The UK government has announced the successful completion of the first hydrogen allocation round, awarding contracts to 11 projects for the development of commercial-scale green hydrogen production facilities.
The 11 projects, which have been selected from an initial list of 17, have a combined generation capacity of 125MW and are spread across eight regions in England, Scotland, and Wales. These facilities will be used to produce hydrogen to decarbonise hard-to-abate industries, such as industrial processes and heavy transport.
Announced today (14 December), the successful projects will receive £2 billion of revenue support from the government’s Hydrogen Production Business Model (HPBM) in exchange for a commitment from the project operators to invest more than £400m through to the end of 2026. The first projects are expected to become operational from 2025.
“Today’s announcement represents the largest number of commercial scale green hydrogen production projects announced at once anywhere in Europe,” said Energy Security Secretary, Claire Coutinho.
Hydrogen produced by these projects will support several businesses, including Sofidel in South Wales, who will replace 50% of their current gas boiler consumption with hydrogen at their Port Talbot paper mill. InchDairnie Distillery in Scotland also plans to run a boiler on 100% hydrogen for use in their distilling process.
In parallel, the government has launched a second hydrogen allocation round (HAR2) with the aim of supporting up to seven times the capacity of the first round, at 875MW. This sets out the government’s plan for future allocation rounds in 2025 and 2026.
The UK government has set a target of deploying up to 10GW of low carbon hydrogen production capacity by 2030, with at least half from electrolytic hydrogen production capacity. This is expected to unlock up to £11 billion of private investment and support more than 12,000 jobs by 2030.
The government is considering incorporating hydrogen blending into certain gas distribution scenarios. While hydrogen currently accounts for less than 1% of the gas in these networks, proposed plans aim to blend it with other gases to act as a “last-resort buyer,” potentially lowering hydrogen sector costs by supporting producers and bolstering the broader energy system.

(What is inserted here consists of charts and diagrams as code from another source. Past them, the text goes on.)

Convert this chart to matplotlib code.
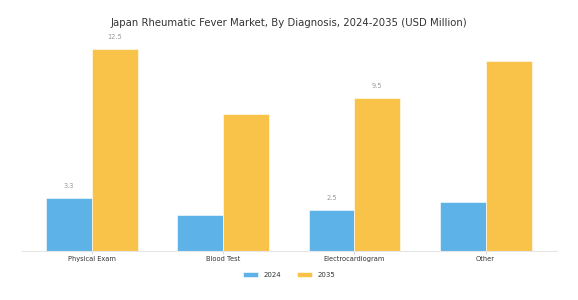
import matplotlib
matplotlib.use("Agg")
import matplotlib.pyplot as plt
import numpy as np

categories = ["Physical Exam", "Blood Test", "Electrocardiogram", "Other"]
series_names = ["2024", "2035"]
values_2024 = [3.3, 2.2, 2.5, 3.0]
values_2035 = [12.5, 8.5, 9.5, 11.8]
labels_2024 = ["3.3", "", "2.5", ""]
labels_2035 = ["12.5", "", "9.5", ""]

colors = ["#5db3e8", "#f9c34a"]

fig = plt.figure(figsize=(5.78, 3.0), dpi=100)
ax = fig.add_axes([22/578, 1 - 250.7/300, (556.7 - 22)/578, 217.5/300])

x = np.arange(len(categories))
w = 0.35
b1 = ax.bar(x - w/2, values_2024, w, color=colors[0], label=series_names[0],
            edgecolor="white", linewidth=0.4)
b2 = ax.bar(x + w/2, values_2035, w, color=colors[1], label=series_names[1],
            edgecolor="white", linewidth=0.4)

for bars, labs in ((b1, labels_2024), (b2, labels_2035)):
    for rect, lab in zip(bars, labs):
        if lab:
            ax.annotate(lab, (rect.get_x() + rect.get_width()/2, rect.get_height()),
                        xytext=(0, 6.5), textcoords="offset points",
                        ha="center", va="bottom", fontsize=4.8, color="#999999")

ax.set_xlim(-0.534, 3.542)
ax.set_ylim(0, 13.5)
ax.set_xticks(x)
ax.set_xticklabels(categories, fontsize=4.8, color="#333333")
ax.tick_params(axis="x", length=2, width=0.5, color="#cccccc", pad=1.5)
ax.set_yticks([])
for s in ("top", "right", "left"):
    ax.spines[s].set_visible(False)
ax.spines["bottom"].set_color("#e6e6e6")
ax.spines["bottom"].set_linewidth(0.8)

fig.text(0.5, 1 - 23.3/300, "Japan Rheumatic Fever Market, By Diagnosis, 2024-2035 (USD Million)",
         ha="center", va="center", fontsize=7.3, color="#333333")

leg = fig.legend(loc="center", bbox_to_anchor=(289.3/578, 1 - 275/300), ncol=2,
                 frameon=False, fontsize=5, handlelength=2.2, handleheight=0.7,
                 columnspacing=2.2, handletextpad=0.8)
for t in leg.get_texts():
    t.set_color("#333333")

fig.savefig("out.png", dpi=100, facecolor="white")
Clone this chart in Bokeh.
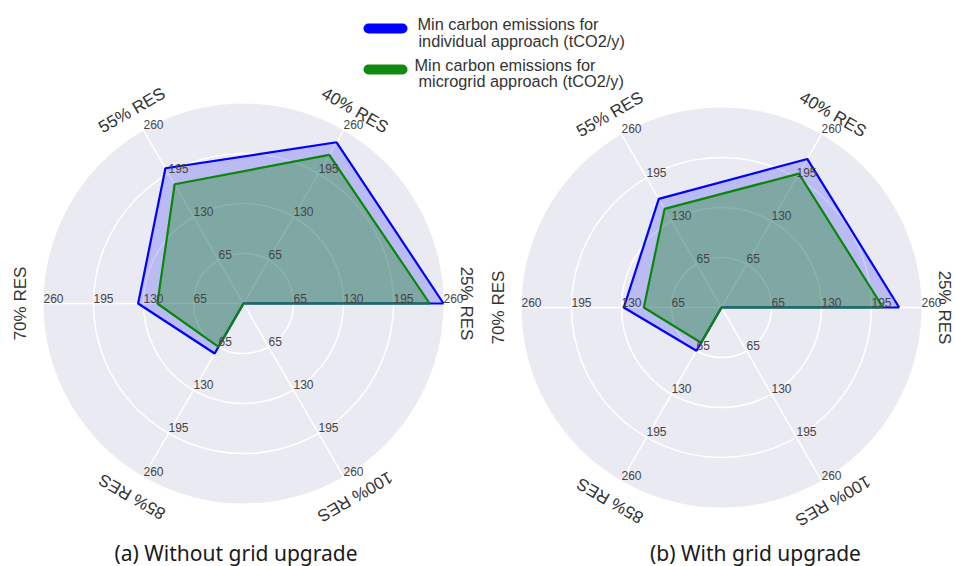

Despite this ambition, a planned pilot project has been scrapped. Redcar in Teesside was the sole remaining area seeking to host the hydrogen blending trial, following the cancellation of plans for Ellesmere Port in July due to objections from residents.
The company behind the project stated that the trial was not proceeding due to the anticipated green hydrogen facilities being unavailable.
“We are disappointed that we will be unable to move forward with our plan to heat homes and businesses in Redcar with low-carbon hydrogen,” a spokesperson said. “Without adequate local hydrogen production, it is no longer feasible to execute the project.”